This Washington Post story runs under the catchy headline:
Administration Revives Dispute Over Eavesdropping Authority
I was intrigued. Why, I wondered, would the administration want to talk about this any more? And what “debate?” Well, as I should have expected, the “debate” was silly and wholly irrelevant to the facts of the case.
the Bush administration yesterday reopened a dispute about whether it tried and failed to obtain direct congressional authority for use of the president’s war-making powers on U.S. territory.
So we aren’t actually debating whether the warrantless wiretapping was illegal or not. And we’re not debating the FISA law, or the fact that warrantless wiretapping occurred. What exactly are we debating? Essentially, whether or not the administration knew that their actions would not be legal. That’s the only thing the “asking for permission” factor would demonstrate. But warrantless wiretaps are illegal whether or not the President knows that they are.

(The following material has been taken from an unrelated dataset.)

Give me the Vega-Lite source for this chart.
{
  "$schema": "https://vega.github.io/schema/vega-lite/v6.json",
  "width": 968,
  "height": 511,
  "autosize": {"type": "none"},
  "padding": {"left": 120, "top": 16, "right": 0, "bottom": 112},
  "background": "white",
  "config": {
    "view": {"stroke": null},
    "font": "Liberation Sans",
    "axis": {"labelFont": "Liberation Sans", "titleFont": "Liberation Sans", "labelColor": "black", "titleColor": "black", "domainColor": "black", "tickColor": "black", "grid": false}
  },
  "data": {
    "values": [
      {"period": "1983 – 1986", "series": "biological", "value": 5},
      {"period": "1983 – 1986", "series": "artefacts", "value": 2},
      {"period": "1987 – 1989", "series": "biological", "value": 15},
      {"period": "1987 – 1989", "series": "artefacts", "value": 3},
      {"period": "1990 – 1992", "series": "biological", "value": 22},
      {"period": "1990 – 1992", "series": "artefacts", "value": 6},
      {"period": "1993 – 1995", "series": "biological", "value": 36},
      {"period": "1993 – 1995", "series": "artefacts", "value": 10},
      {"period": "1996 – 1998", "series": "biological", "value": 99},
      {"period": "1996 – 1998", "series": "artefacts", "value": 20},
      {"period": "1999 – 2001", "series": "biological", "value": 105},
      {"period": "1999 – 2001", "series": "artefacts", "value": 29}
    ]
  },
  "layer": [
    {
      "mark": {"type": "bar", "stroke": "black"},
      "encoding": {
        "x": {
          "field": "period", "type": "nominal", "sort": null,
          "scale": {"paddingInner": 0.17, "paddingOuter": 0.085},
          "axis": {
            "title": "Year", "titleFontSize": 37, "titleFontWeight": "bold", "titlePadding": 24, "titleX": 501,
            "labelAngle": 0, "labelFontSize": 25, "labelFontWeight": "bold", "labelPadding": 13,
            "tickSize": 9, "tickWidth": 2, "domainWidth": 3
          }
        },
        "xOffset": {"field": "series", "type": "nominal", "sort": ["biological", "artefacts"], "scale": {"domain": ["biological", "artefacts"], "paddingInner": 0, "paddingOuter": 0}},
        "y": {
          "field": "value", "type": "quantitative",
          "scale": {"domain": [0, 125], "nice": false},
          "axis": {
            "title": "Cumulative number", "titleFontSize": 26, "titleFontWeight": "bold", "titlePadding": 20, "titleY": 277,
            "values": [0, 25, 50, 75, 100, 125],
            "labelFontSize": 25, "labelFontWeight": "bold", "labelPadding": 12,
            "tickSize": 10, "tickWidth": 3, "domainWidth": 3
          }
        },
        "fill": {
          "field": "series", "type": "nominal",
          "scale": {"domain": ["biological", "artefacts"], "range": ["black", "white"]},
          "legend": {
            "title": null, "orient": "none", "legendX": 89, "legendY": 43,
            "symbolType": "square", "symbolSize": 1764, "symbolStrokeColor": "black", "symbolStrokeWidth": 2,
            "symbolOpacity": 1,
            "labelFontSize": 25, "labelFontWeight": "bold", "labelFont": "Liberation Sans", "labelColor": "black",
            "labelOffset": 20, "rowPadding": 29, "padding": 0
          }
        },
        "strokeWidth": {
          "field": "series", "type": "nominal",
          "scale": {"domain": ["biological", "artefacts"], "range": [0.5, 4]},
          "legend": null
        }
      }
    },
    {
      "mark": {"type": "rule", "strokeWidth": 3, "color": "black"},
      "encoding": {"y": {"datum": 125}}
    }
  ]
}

The rest of the article is just he-said he-said journalism:
“Literally minutes before the Senate cast its vote” on Sept. 14, 2001, Daschle wrote, the White House asked to insert the words “in the United States” into the use-of-force resolution. “I could see no justification for Congress to accede to this extraordinary request for additional authority,” Daschle added. “I refused.”
. . .
Reached by telephone last night, [David] Crane [aide to Trent Lott, who Daschle’s office said brought the request to them] said he has “absolutely no recollection of that ever having occurred.” Though he took part in negotiations over the use-of-force resolution, Crane said, he had been reassigned to another task before the resolution reached the Senate floor.
Oh, good. No one knows what happened about an irrelevant question. What kind of news is this? Why not take a moment to talk about whether or not violating the law is illegal, or even doing a little background on whether it makes sense to classify wiretapping in the United States as a use of force?